Reproduce all the lines exactly as they stand, apart from the pictures.
━━━ Information shown ━━━
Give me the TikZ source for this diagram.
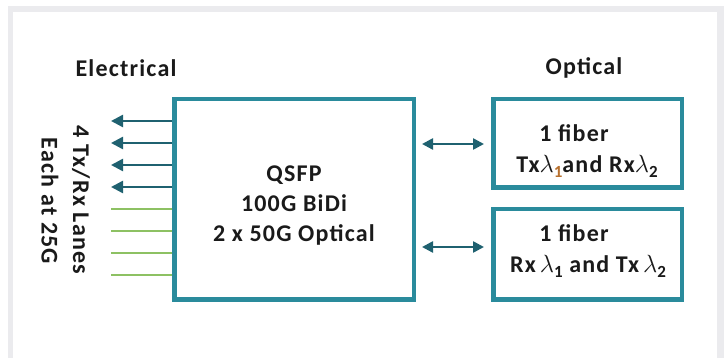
\documentclass[tikz,border=0pt]{standalone}
\usepackage{fontspec}
\setmainfont{Carlito}[LetterSpace=5]
\usetikzlibrary{arrows.meta}
\definecolor{framegray}{HTML}{EBEBEE}
\definecolor{boxteal}{HTML}{2A8B9C}
\definecolor{arrowteal}{HTML}{1F6170}
\definecolor{lanegreen}{HTML}{8DC163}
\definecolor{inkdark}{HTML}{1A1A1A}
\definecolor{subtint}{HTML}{B8702E}
\tikzset{
  blockbox/.style={draw=boxteal, line width=4.5pt, rectangle, inner sep=0pt},
  label/.style={font=\fontsize{24}{30}\selectfont\bfseries, text=inkdark, inner sep=0pt},
  lanearrow/.style={draw=arrowteal, line width=2.5pt, -{Triangle[length=12pt,width=12pt]}},
  laneplain/.style={draw=lanegreen, line width=2.5pt},
  biarrow/.style={draw=arrowteal, line width=2.5pt, {Triangle[length=11pt,width=11pt]}-{Triangle[length=11pt,width=11pt]}},
}
% wavelength symbol with a text-style subscript
\newcommand{\lam}[1]{{\fontsize{27}{27}\selectfont$\lambda$}\raisebox{-5pt}{\fontsize{17}{17}\selectfont #1}}
\begin{document}
\begin{tikzpicture}[x=1pt,y=-1pt]
\useasboundingbox (0,0) rectangle (724,358);
% panel frame
\fill[framegray] (8,6) rectangle (724,358);
\fill[white] (13,12) rectangle (717,358);

% headings
\node[label] (elec) at (126,68) {Electrical};
\node[label] (opt) at (584,68) {Optical};

% transceiver block
\node[blockbox, minimum width=239.5pt, minimum height=200.5pt] (qsfp) at (294,199.5) {};
\node[label, align=center] (qtext) at (294,206) {QSFP\\100G BiDi\\2 x 50G Optical};

% fiber blocks
\node[blockbox, minimum width=188.5pt, minimum height=88.5pt] (fa) at (587.5,143.5) {};
\node[blockbox, minimum width=188.5pt, minimum height=90.5pt] (fb) at (587.5,254.5) {};
\node[label, anchor=base] (fa1) at (574,142) {1 fiber};
\node[label, anchor=base] (fa2) at (587,173) {Tx\lam{\textcolor{subtint}{1}}and Rx\lam{2}};
\node[label, anchor=base] (fb1) at (574,242) {1 fiber};
\node[label, anchor=base] (fb2) at (588,273) {Rx\,\lam{1} and Tx\,\lam{2}};

% bidirectional optical links
\coordinate (pa) at (fa.west |- 0,144);
\coordinate (pb) at (fb.west |- 0,247);
\draw[biarrow, shorten <=6pt, shorten >=7pt] (qsfp.east |- pa) -- (pa);
\draw[biarrow, shorten <=6pt, shorten >=7pt] (qsfp.east |- pb) -- (pb);

% electrical lanes
\foreach \i/\y in {1/121,2/143,3/165,4/187,5/209,6/231,7/253,8/275}
  \coordinate (lane\i) at (111,\y);
\foreach \i in {1,...,4}
  \draw[lanearrow] (qsfp.west |- lane\i) -- (lane\i);
\foreach \i in {5,...,8}
  \draw[laneplain] (qsfp.west |- lane\i) -- (lane\i);

% lane captions
\node[label, rotate=-90] (lanes) at (81,200) {4 Tx/Rx Lanes};
\node[label, rotate=-90] (rate) at (50,201) {Each at 25G};
\end{tikzpicture}
\end{document}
━━━
_Final result_:
Give me the TikZ source for this diagram.
\documentclass[tikz,border=0pt]{standalone}
\usepackage{fontspec}
\setmainfont{Carlito}[LetterSpace=5]
\usetikzlibrary{arrows.meta}
\definecolor{framegray}{HTML}{EBEBEE}
\definecolor{boxteal}{HTML}{2A8B9C}
\definecolor{arrowteal}{HTML}{1F6170}
\definecolor{lanegreen}{HTML}{8DC163}
\definecolor{inkdark}{HTML}{1A1A1A}
\definecolor{subtint}{HTML}{B8702E}
\tikzset{
  blockbox/.style={draw=boxteal, line width=4.5pt, rectangle, inner sep=0pt},
  label/.style={font=\fontsize{24}{30}\selectfont\bfseries, text=inkdark, inner sep=0pt},
  lanearrow/.style={draw=arrowteal, line width=2.5pt, -{Triangle[length=12pt,width=12pt]}},
  laneplain/.style={draw=lanegreen, line width=2.5pt},
  biarrow/.style={draw=arrowteal, line width=2.5pt, {Triangle[length=11pt,width=11pt]}-{Triangle[length=11pt,width=11pt]}},
}
% wavelength symbol with a text-style subscript
\newcommand{\lam}[1]{{\fontsize{27}{27}\selectfont$\lambda$}\raisebox{-5pt}{\fontsize{17}{17}\selectfont #1}}
\begin{document}
\begin{tikzpicture}[x=1pt,y=-1pt]
\useasboundingbox (0,0) rectangle (724,358);
% panel frame
\fill[framegray] (8,6) rectangle (724,358);
\fill[white] (13,12) rectangle (717,358);

% headings
\node[label] (elec) at (126,68) {Electrical};
\node[label] (opt) at (584,68) {Optical};

% transceiver block
\node[blockbox, minimum width=239.5pt, minimum height=200.5pt] (qsfp) at (294,199.5) {};
\node[label, align=center] (qtext) at (294,206) {QSFP\\100G BiDi\\2 x 50G Optical};

% fiber blocks
\node[blockbox, minimum width=188.5pt, minimum height=88.5pt] (fa) at (587.5,143.5) {};
\node[blockbox, minimum width=188.5pt, minimum height=90.5pt] (fb) at (587.5,254.5) {};
\node[label, anchor=base] (fa1) at (574,142) {1 fiber};
\node[label, anchor=base] (fa2) at (587,173) {Tx\lam{\textcolor{subtint}{1}}and Rx\lam{2}};
\node[label, anchor=base] (fb1) at (574,242) {1 fiber};
\node[label, anchor=base] (fb2) at (588,273) {Rx\,\lam{1} and Tx\,\lam{2}};

% bidirectional optical links
\coordinate (pa) at (fa.west |- 0,144);
\coordinate (pb) at (fb.west |- 0,247);
\draw[biarrow, shorten <=6pt, shorten >=7pt] (qsfp.east |- pa) -- (pa);
\draw[biarrow, shorten <=6pt, shorten >=7pt] (qsfp.east |- pb) -- (pb);

% electrical lanes
\foreach \i/\y in {1/121,2/143,3/165,4/187,5/209,6/231,7/253,8/275}
  \coordinate (lane\i) at (111,\y);
\foreach \i in {1,...,4}
  \draw[lanearrow] (qsfp.west |- lane\i) -- (lane\i);
\foreach \i in {5,...,8}
  \draw[laneplain] (qsfp.west |- lane\i) -- (lane\i);

% lane captions
\node[label, rotate=-90] (lanes) at (81,200) {4 Tx/Rx Lanes};
\node[label, rotate=-90] (rate) at (50,201) {Each at 25G};
\end{tikzpicture}
\end{document}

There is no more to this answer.